The labour market remains hot, with the most sought-after candidates receiving more offers than employers receive resumes, and deciding whether they are interested after just a quick glance.
Some candidates go to so many job interviews that they no longer have the drive or motivation to “sell” themselves. There are candidates who only come to job interviews to check their “worth”.
Today, both sides choose, and employment is becoming a transaction between equal partners – or almost equal, because at present, it is the employer who needs to get the candidates interested and then not let them go.
Job ads – part of a marketing campaign
The form of the job offer has been changing a lot recently. Unlike more experienced professionals, who still analyse the job functions and responsibilities specified and only send resumes where their experience meets the requirements, the younger generation no longer reads job descriptions. They evaluate the company itself and what additional values it offers future employees. The employers who are winning today are the ones who make job ads easy to read and “desirable” to candidates.
However, the best way to attract new employees is nevertheless through various forms of recommendations from existing employees. In this case, the job advertisement becomes just an additional source of information for a potential employee.
Decisions – without any “buts”
There are still employers out there who consider job interviews a one-way examination of the candidate, but for the most part, interviews have become a dialogue where both the future employee and the employer have an opportunity to express their expectations and hear what the other is looking for.
During the first meeting, the employer should tell the candidate about the company’s culture, values, team, ongoing social, volunteering or environmental initiatives, and non-discrimination, equal rights and other policies. During the first interview, candidates should sense whether they can picture themselves in the environment offered by the employer.
Likewise, the employer should get a feel for whether this person would fit in at the organisation. When it comes to making a decision, we should trust our intuition and avoid resorting to compromises. If everything seems fine during the interview, but there is still that deeply unsettling “but…”, or if the candidate raises certain questions about competences or values, but we give in to the circumstances and make a compromise anyway, closing our eyes and making an offer, we will usually end up being disappointed. The same applies to the candidate. Employees who accept an offer even though they have their doubts, can’t relate to the company’s values or culture, or don’t like the manager, usually don’t stay long.
Virtual onboarding does not work
Successful induction and training of new hires leads to successful employee integration and loyalty. This is the most susceptible time for new hires when the environment can inspire them and provide motivation, or the opposite – cause mistrust and spark doubts as to whether the decision to join the organisation was a good idea. And even though the bad first impression is forgotten, the emotion remains.
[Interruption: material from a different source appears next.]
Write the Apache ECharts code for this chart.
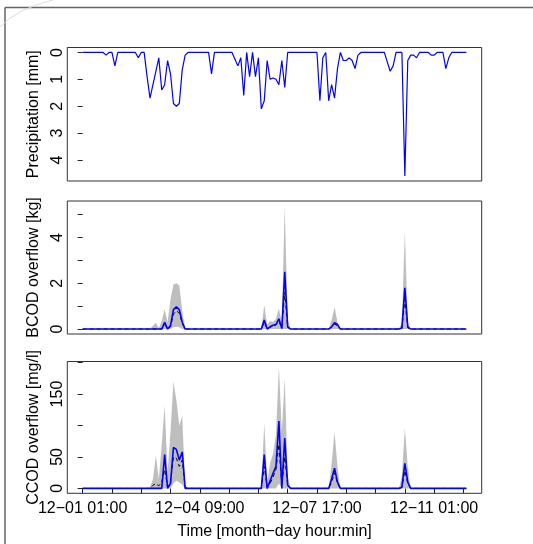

The induction and training process usually involves more participants, such as personnel and training specialists, but the presence of the manager is of particular importance. It is the manager who must ensure a completely positive experience for the new hire. The involvement of the manager in the onboarding process is directly reflected in the retention rates of new hires and the quality of their integration.
Proper preparation of the induction and training plan and the involvement of all the people participating are also important. At our company, the principle of “go wide, then narrow” works well. New employees are first introduced to the company’s history, organisation, values, culture, services, customer cycle, key annual processes, necessary contacts and main divisions, and only later introduced to their own division and functions.
We meet with all new hires in the first months and collect feedback about their experience which we then use to improve the process. We also hold regular newcomer days, where we present the necessary information, and new hires have the opportunity to ask any questions they may have and share experiences.
During the pandemic, most new hire meetings and training only took place virtually – and this did not work. A live connection and real emotions are especially important for new employees.
Probationary period – primarily for the employer
We started measuring the experiences of new hires during the pandemic when we were unable to collect assessments through live feedback. The survey covers two processes – candidate selection and induction and training. It is anonymous, so employees can freely express their comments and rate their experiences.
The first indicator of the level of satisfaction of new hires is participation in the survey itself. Engaged employees are always happy to share feedback and make suggestions. The results of the latest survey confirmed our guess that a structured and transparent onboarding process and plan is important to the employees themselves.
Who is it for? Just 10 years ago, the probationary period was exclusively the right of the employer to check and test the employee and deliver a verdict as to whether the employee and his or her skills were suitable for the job. However, employees are checking the employer and gauging the company, job functions and responsibilities the exact same way. Recently, when I talk to candidates to clarify the reasons behind their desire to change jobs, I see a trend where it is the employees who decide that the company has not passed the probationary period and that it is time for them to go their separate ways.